“Writing's funny, it's like walking
down a hall in the dark looking for the light switch, and suddenly you find it,
flip it on, and then you discover the hallway you passed through is papered
with the novel you've written.” – Jonathan Safran Foer
Words are capable of making
experience more vivid, and also of organizing it. They can scare us, and they
can comfort us, Foer says. Currently a
professor in the Graduate Creative Writing Program at NYU, Foer was just
breaking onto the market when he wrote his critically acclaimed novel Extremely Loud and Incredibly Close
about a young boy dealing with the death of his father on 9/11.
The
book was subsequently made into a movie, nominated for Academy Awards in both
the Best Picture and Best Supporting Actor categories.
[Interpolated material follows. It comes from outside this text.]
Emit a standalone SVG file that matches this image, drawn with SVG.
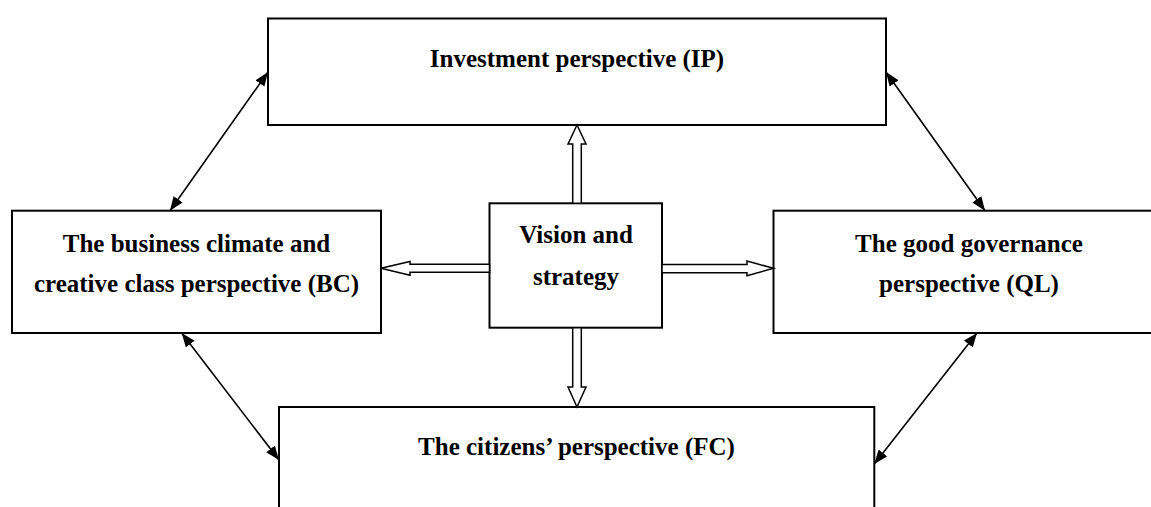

While it starred Tom
Hanks, Sandra Bullock and Max von Sydow ( he Best Supporting Actor nominee), it
was Tom Horn as the 9-year-old protagonist who received most of the acclaim for
his heart-wrenching interpretation of the words that Foer had written.
Foer says he likens to approach
writing like a sculptor. “There are two
kinds of sculptures,” he said. “There's the kind that subtracts: Michelangelo
starts with a block of marble and chips away. And then there is the kind that
adds, building with clay, piling it on. The way I write novels is to keep
piling on and piling on and piling on.”